• _Entries with chart source code_

-.-.-

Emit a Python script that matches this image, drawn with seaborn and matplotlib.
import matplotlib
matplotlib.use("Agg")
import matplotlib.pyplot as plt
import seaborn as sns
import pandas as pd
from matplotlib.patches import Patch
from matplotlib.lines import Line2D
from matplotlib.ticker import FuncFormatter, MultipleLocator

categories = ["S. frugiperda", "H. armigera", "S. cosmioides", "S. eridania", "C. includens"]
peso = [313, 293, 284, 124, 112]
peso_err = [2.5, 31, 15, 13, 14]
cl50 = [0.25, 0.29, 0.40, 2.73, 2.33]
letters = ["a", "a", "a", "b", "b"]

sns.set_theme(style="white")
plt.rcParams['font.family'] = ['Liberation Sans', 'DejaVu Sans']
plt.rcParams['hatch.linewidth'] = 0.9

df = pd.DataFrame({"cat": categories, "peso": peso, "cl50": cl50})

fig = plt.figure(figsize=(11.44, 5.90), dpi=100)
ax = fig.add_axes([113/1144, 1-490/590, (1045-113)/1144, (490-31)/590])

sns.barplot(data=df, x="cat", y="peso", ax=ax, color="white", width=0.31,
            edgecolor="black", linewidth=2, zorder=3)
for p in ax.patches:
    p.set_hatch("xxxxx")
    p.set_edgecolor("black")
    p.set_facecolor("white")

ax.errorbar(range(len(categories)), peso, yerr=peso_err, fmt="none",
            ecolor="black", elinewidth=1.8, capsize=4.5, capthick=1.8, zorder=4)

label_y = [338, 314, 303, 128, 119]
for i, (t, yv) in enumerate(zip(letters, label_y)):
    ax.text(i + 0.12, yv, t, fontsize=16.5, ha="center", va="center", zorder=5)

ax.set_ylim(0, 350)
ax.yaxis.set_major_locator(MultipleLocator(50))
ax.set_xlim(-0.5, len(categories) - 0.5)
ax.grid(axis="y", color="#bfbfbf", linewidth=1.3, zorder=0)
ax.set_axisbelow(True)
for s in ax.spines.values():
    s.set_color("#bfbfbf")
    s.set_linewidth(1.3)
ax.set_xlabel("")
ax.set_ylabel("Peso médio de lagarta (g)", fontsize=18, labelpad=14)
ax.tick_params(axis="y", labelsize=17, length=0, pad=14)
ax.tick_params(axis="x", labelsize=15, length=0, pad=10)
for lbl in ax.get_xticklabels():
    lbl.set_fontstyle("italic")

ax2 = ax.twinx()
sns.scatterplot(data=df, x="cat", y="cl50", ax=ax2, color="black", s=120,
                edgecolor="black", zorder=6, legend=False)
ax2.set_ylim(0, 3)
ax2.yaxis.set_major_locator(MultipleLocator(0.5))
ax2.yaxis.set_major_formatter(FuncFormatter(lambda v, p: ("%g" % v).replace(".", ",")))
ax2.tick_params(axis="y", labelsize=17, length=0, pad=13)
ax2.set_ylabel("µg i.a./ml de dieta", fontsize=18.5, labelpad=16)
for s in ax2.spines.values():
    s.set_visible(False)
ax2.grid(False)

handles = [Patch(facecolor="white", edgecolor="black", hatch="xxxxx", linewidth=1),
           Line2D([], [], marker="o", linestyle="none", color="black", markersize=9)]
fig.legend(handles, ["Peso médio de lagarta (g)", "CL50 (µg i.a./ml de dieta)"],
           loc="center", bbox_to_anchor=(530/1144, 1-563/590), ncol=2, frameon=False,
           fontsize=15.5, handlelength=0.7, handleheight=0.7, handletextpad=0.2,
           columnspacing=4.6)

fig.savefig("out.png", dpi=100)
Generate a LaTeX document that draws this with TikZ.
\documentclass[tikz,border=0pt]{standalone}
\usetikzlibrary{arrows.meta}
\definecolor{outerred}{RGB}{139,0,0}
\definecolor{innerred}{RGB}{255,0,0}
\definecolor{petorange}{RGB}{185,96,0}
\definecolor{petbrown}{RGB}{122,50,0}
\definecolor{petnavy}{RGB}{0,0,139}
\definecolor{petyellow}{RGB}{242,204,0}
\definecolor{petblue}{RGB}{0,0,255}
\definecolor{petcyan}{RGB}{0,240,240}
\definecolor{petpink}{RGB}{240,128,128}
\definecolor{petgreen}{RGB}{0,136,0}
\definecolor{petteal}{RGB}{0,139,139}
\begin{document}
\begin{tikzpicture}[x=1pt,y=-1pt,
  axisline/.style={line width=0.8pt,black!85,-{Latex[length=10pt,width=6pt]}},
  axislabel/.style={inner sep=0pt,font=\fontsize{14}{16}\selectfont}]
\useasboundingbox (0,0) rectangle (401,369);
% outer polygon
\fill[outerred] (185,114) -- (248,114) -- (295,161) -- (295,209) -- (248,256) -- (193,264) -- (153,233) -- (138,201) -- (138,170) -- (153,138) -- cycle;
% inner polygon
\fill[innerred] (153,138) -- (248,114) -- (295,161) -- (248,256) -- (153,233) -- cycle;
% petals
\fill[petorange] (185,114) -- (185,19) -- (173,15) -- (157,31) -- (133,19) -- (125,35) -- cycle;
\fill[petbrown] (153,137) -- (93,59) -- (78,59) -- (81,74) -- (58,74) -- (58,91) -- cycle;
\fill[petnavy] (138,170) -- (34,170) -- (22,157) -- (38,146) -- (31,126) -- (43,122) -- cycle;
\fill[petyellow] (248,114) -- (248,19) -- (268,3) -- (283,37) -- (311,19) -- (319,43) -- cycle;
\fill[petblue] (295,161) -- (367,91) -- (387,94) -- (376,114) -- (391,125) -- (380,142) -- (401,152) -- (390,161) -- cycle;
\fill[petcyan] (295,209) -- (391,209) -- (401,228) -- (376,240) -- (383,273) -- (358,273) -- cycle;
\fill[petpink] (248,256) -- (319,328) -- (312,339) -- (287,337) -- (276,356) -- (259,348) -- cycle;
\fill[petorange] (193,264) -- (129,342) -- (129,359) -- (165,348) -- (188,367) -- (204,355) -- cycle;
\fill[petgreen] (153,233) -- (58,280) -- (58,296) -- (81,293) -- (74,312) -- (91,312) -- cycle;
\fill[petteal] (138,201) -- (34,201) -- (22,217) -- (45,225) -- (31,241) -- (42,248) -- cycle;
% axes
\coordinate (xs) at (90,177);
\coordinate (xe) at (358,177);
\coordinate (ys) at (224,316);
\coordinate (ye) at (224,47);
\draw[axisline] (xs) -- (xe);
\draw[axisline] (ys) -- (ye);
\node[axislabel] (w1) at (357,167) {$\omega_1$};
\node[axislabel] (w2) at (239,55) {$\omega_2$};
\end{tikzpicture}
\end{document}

-.-.-

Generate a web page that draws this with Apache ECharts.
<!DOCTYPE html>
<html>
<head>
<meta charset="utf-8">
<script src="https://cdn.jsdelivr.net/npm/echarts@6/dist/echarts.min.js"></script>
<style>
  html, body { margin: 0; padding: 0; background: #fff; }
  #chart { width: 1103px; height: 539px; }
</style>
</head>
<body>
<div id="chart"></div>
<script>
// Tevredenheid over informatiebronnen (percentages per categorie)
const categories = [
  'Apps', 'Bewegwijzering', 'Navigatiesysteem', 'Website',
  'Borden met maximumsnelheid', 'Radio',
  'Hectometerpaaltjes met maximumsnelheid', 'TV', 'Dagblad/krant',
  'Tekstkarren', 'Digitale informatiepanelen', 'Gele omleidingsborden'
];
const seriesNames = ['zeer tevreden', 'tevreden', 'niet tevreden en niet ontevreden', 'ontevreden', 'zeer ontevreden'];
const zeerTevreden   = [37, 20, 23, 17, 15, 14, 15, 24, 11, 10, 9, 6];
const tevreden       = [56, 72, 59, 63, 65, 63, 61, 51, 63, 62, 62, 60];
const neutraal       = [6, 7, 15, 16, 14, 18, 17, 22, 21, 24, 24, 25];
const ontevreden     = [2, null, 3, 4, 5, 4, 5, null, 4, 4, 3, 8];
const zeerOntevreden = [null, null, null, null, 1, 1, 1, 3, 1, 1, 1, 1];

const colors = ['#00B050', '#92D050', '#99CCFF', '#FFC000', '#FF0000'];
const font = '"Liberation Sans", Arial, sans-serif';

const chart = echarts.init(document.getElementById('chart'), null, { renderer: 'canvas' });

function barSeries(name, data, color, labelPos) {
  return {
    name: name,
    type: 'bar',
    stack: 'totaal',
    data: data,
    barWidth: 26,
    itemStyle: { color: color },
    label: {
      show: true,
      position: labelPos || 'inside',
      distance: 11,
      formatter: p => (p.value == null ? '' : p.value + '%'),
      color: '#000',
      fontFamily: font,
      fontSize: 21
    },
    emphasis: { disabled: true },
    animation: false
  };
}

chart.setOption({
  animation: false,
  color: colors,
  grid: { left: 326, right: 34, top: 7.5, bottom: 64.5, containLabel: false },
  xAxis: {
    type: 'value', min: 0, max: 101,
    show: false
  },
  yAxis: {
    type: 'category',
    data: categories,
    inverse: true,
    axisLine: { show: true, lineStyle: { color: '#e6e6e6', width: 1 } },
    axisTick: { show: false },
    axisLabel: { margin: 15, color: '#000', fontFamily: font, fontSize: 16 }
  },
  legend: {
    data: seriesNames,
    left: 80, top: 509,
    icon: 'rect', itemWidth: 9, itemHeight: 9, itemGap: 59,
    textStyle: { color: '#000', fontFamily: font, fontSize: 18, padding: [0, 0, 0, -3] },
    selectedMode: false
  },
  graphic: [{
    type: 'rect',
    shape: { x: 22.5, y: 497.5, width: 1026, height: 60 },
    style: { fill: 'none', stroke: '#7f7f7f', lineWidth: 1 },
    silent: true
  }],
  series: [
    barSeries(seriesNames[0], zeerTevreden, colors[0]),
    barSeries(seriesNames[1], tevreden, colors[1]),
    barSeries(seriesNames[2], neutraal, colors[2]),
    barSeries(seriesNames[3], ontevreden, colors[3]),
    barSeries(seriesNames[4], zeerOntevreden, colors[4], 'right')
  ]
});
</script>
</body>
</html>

-.-.-

• _AIM OF THE TASK_
Work out how many lines in the records above contain the word "draws", and reply with that number alone.

• _WRITTEN REPLY_
2